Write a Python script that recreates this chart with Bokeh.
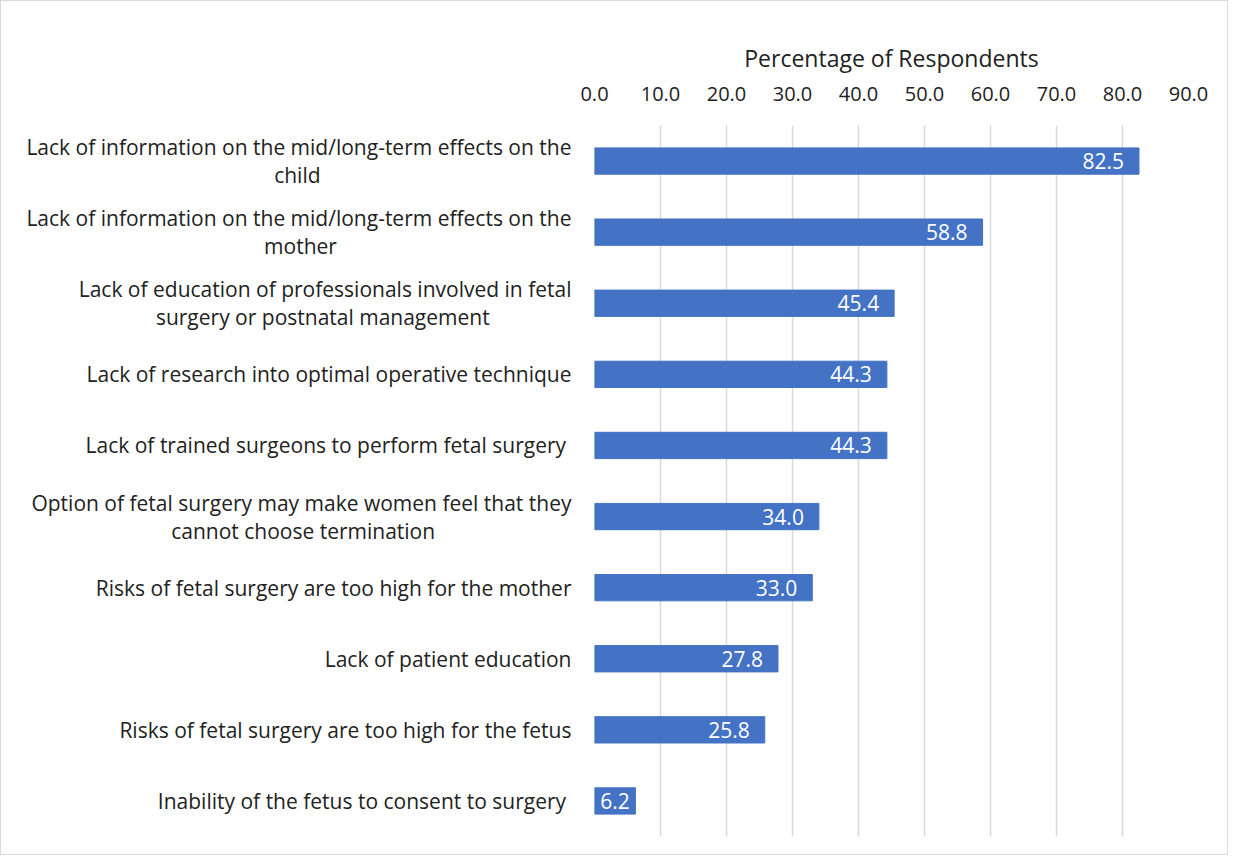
import glob
import subprocess
from bokeh.plotting import figure
from bokeh.models import Range1d, FactorRange, FixedTicker, PrintfTickFormatter, LabelSet, ColumnDataSource
from bokeh.core.properties import value
from bokeh.embed import file_html
from bokeh.resources import INLINE

# ---- data ----
categories = [
    "Lack of information on the mid/long-term effects on the\nchild",
    "Lack of information on the mid/long-term effects on the\nmother",
    "Lack of education of professionals involved in fetal\nsurgery or postnatal management",
    "Lack of research into optimal operative technique",
    "Lack of trained surgeons to perform fetal surgery ",
    "Option of fetal surgery may make women feel that they\ncannot choose termination",
    "Risks of fetal surgery are too high for the mother",
    "Lack of patient education",
    "Risks of fetal surgery are too high for the fetus",
    "Inability of the fetus to consent to surgery ",
]
values = [82.5, 58.8, 45.4, 44.3, 44.3, 34.0, 33.0, 27.8, 25.8, 6.2]
x_ticks = [0, 10, 20, 30, 40, 50, 60, 70, 80, 90]
axis_title = "Percentage of Respondents"

FONT = "Open Sans"
CAT_SIZE = 21
LBL_SIZE = 21
BAR = "#4472C4"
TXT = "#222222"

W, H = 1228, 855
LEFT, RIGHT = 593, 41
FRAME_W = W - LEFT - RIGHT


# ---- text measuring (to centre the lines of wrapped labels) ----
def _font_path():
    try:
        out = subprocess.run(["fc-match", "-f", "%{file}", FONT],
                             capture_output=True, text=True, timeout=5).stdout.strip()
        if out and "OpenSans" in out.replace(" ", ""):
            return out
    except Exception:
        pass
    cands = [f for f in glob.glob("/usr/share/fonts/**/*", recursive=True)
             if "opensans" in f.lower().replace("-", "").replace("_", "")
             and f.lower().endswith((".ttf", ".otf"))]
    regular = [f for f in cands if "regular" in f.lower() or "[" in f]
    return (regular or cands or [None])[0]


def make_measure(size):
    try:
        from PIL import ImageFont
        path = _font_path()
        font = ImageFont.truetype(path, size)
        return lambda s: font.getlength(s)
    except Exception:
        return lambda s: len(s) * 0.47 * size


measure = make_measure(CAT_SIZE)
measure_lbl = make_measure(LBL_SIZE)
space_w = measure("a a") - measure("aa") or 0.26 * CAT_SIZE


def centre_lines(label):
    lines = label.split("\n")
    if len(lines) == 1:
        return label
    widths = [measure(l) for l in lines]
    wmax = max(widths)
    out = []
    for l, w in zip(lines, widths):
        pad = int(round((wmax - w) / 2 / space_w))
        out.append(l + "\u00a0" * pad)
    return "\n".join(out)


display = [centre_lines(c) for c in categories]
lbls = [f"{v:.1f}" for v in values]

# inside-end label offset: 15px padding, less when the bar is short
px_per_unit = FRAME_W / (x_ticks[-1] - x_ticks[0])
offsets = [-min(15.0, max(2.0, (v * px_per_unit - measure_lbl(t)) / 2))
           for v, t in zip(values, lbls)]

src = ColumnDataSource(dict(cat=display, v=values, lbl=lbls, off=offsets))

p = figure(width=W, height=H, output_backend="svg", toolbar_location=None,
           x_range=Range1d(x_ticks[0], x_ticks[-1]),
           y_range=FactorRange(factors=list(reversed(display))),
           x_axis_location="above",
           min_border_left=LEFT, min_border_right=RIGHT,
           min_border_top=124, min_border_bottom=20)
p.styles = {"border": "1px solid #d9d9d9"}
p.outline_line_color = None
p.background_fill_color = "white"
p.border_fill_color = "white"

p.hbar(y="cat", left=0, right="v", height=0.37, source=src,
       fill_color=BAR, line_color=BAR)

# y axis (category labels)
ya = p.yaxis[0]
ya.axis_line_color = None
ya.major_tick_line_color = None
ya.minor_tick_line_color = None
ya.major_tick_out = 0
ya.major_label_standoff = 23
ya.major_label_text_font = FONT
ya.major_label_text_font_size = f"{CAT_SIZE}px"
ya.major_label_text_color = TXT
ya.major_label_text_line_height = 1.0
p.ygrid.grid_line_color = None

# x axis on top
xa = p.xaxis[0]
xa.ticker = FixedTicker(ticks=x_ticks)
xa.formatter = PrintfTickFormatter(format="%.1f")
xa.axis_line_color = None
xa.major_tick_line_color = None
xa.minor_tick_line_color = None
xa.major_tick_out = 0
xa.major_label_standoff = 25
xa.major_label_text_font = FONT
xa.major_label_text_font_size = "20px"
xa.major_label_text_color = TXT
xa.axis_label = axis_title
xa.axis_label_text_font = FONT
xa.axis_label_text_font_size = "23px"
xa.axis_label_text_font_style = "normal"
xa.axis_label_text_color = TXT
xa.axis_label_standoff = 10
p.xgrid.ticker = FixedTicker(ticks=x_ticks)
p.xgrid.grid_line_color = "#d9d9d9"
p.xgrid.grid_line_width = 1.5

# data labels
p.add_layout(LabelSet(x="v", y="cat", text="lbl", source=src, x_offset="off",
                      text_align="right", text_baseline="middle",
                      text_color="white", text_font=value(FONT),
                      text_font_size=f"{LBL_SIZE}px"))

open("out.html", "w").write(file_html(p, INLINE))
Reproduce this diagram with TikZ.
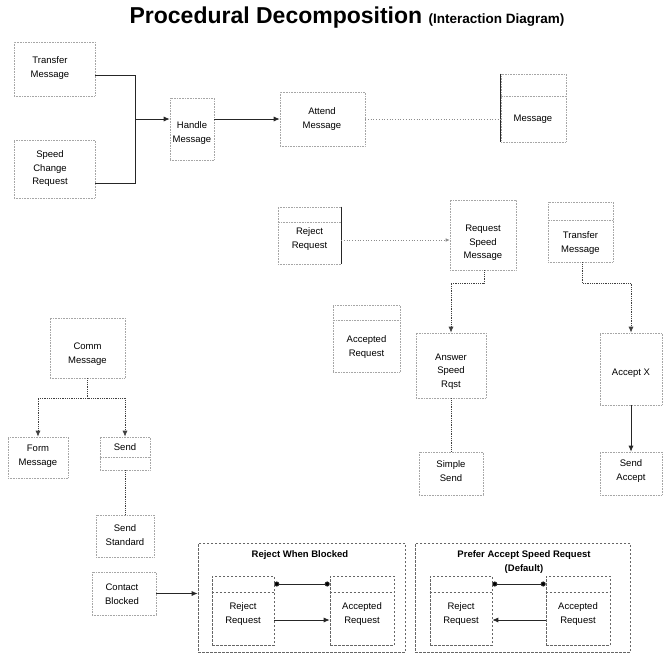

------------------------------------------------------------

*Problem statement*: Leave out the pictures and output the rest of the material exactly as written.

*Response to this exercise*:
Write a Python script that recreates this chart with Bokeh.
import glob
import subprocess
from bokeh.plotting import figure
from bokeh.models import Range1d, FactorRange, FixedTicker, PrintfTickFormatter, LabelSet, ColumnDataSource
from bokeh.core.properties import value
from bokeh.embed import file_html
from bokeh.resources import INLINE

# ---- data ----
categories = [
    "Lack of information on the mid/long-term effects on the\nchild",
    "Lack of information on the mid/long-term effects on the\nmother",
    "Lack of education of professionals involved in fetal\nsurgery or postnatal management",
    "Lack of research into optimal operative technique",
    "Lack of trained surgeons to perform fetal surgery ",
    "Option of fetal surgery may make women feel that they\ncannot choose termination",
    "Risks of fetal surgery are too high for the mother",
    "Lack of patient education",
    "Risks of fetal surgery are too high for the fetus",
    "Inability of the fetus to consent to surgery ",
]
values = [82.5, 58.8, 45.4, 44.3, 44.3, 34.0, 33.0, 27.8, 25.8, 6.2]
x_ticks = [0, 10, 20, 30, 40, 50, 60, 70, 80, 90]
axis_title = "Percentage of Respondents"

FONT = "Open Sans"
CAT_SIZE = 21
LBL_SIZE = 21
BAR = "#4472C4"
TXT = "#222222"

W, H = 1228, 855
LEFT, RIGHT = 593, 41
FRAME_W = W - LEFT - RIGHT


# ---- text measuring (to centre the lines of wrapped labels) ----
def _font_path():
    try:
        out = subprocess.run(["fc-match", "-f", "%{file}", FONT],
                             capture_output=True, text=True, timeout=5).stdout.strip()
        if out and "OpenSans" in out.replace(" ", ""):
            return out
    except Exception:
        pass
    cands = [f for f in glob.glob("/usr/share/fonts/**/*", recursive=True)
             if "opensans" in f.lower().replace("-", "").replace("_", "")
             and f.lower().endswith((".ttf", ".otf"))]
    regular = [f for f in cands if "regular" in f.lower() or "[" in f]
    return (regular or cands or [None])[0]


def make_measure(size):
    try:
        from PIL import ImageFont
        path = _font_path()
        font = ImageFont.truetype(path, size)
        return lambda s: font.getlength(s)
    except Exception:
        return lambda s: len(s) * 0.47 * size


measure = make_measure(CAT_SIZE)
measure_lbl = make_measure(LBL_SIZE)
space_w = measure("a a") - measure("aa") or 0.26 * CAT_SIZE


def centre_lines(label):
    lines = label.split("\n")
    if len(lines) == 1:
        return label
    widths = [measure(l) for l in lines]
    wmax = max(widths)
    out = []
    for l, w in zip(lines, widths):
        pad = int(round((wmax - w) / 2 / space_w))
        out.append(l + "\u00a0" * pad)
    return "\n".join(out)


display = [centre_lines(c) for c in categories]
lbls = [f"{v:.1f}" for v in values]

# inside-end label offset: 15px padding, less when the bar is short
px_per_unit = FRAME_W / (x_ticks[-1] - x_ticks[0])
offsets = [-min(15.0, max(2.0, (v * px_per_unit - measure_lbl(t)) / 2))
           for v, t in zip(values, lbls)]

src = ColumnDataSource(dict(cat=display, v=values, lbl=lbls, off=offsets))

p = figure(width=W, height=H, output_backend="svg", toolbar_location=None,
           x_range=Range1d(x_ticks[0], x_ticks[-1]),
           y_range=FactorRange(factors=list(reversed(display))),
           x_axis_location="above",
           min_border_left=LEFT, min_border_right=RIGHT,
           min_border_top=124, min_border_bottom=20)
p.styles = {"border": "1px solid #d9d9d9"}
p.outline_line_color = None
p.background_fill_color = "white"
p.border_fill_color = "white"

p.hbar(y="cat", left=0, right="v", height=0.37, source=src,
       fill_color=BAR, line_color=BAR)

# y axis (category labels)
ya = p.yaxis[0]
ya.axis_line_color = None
ya.major_tick_line_color = None
ya.minor_tick_line_color = None
ya.major_tick_out = 0
ya.major_label_standoff = 23
ya.major_label_text_font = FONT
ya.major_label_text_font_size = f"{CAT_SIZE}px"
ya.major_label_text_color = TXT
ya.major_label_text_line_height = 1.0
p.ygrid.grid_line_color = None

# x axis on top
xa = p.xaxis[0]
xa.ticker = FixedTicker(ticks=x_ticks)
xa.formatter = PrintfTickFormatter(format="%.1f")
xa.axis_line_color = None
xa.major_tick_line_color = None
xa.minor_tick_line_color = None
xa.major_tick_out = 0
xa.major_label_standoff = 25
xa.major_label_text_font = FONT
xa.major_label_text_font_size = "20px"
xa.major_label_text_color = TXT
xa.axis_label = axis_title
xa.axis_label_text_font = FONT
xa.axis_label_text_font_size = "23px"
xa.axis_label_text_font_style = "normal"
xa.axis_label_text_color = TXT
xa.axis_label_standoff = 10
p.xgrid.ticker = FixedTicker(ticks=x_ticks)
p.xgrid.grid_line_color = "#d9d9d9"
p.xgrid.grid_line_width = 1.5

# data labels
p.add_layout(LabelSet(x="v", y="cat", text="lbl", source=src, x_offset="off",
                      text_align="right", text_baseline="middle",
                      text_color="white", text_font=value(FONT),
                      text_font_size=f"{LBL_SIZE}px"))

open("out.html", "w").write(file_html(p, INLINE))
Reproduce this diagram with TikZ.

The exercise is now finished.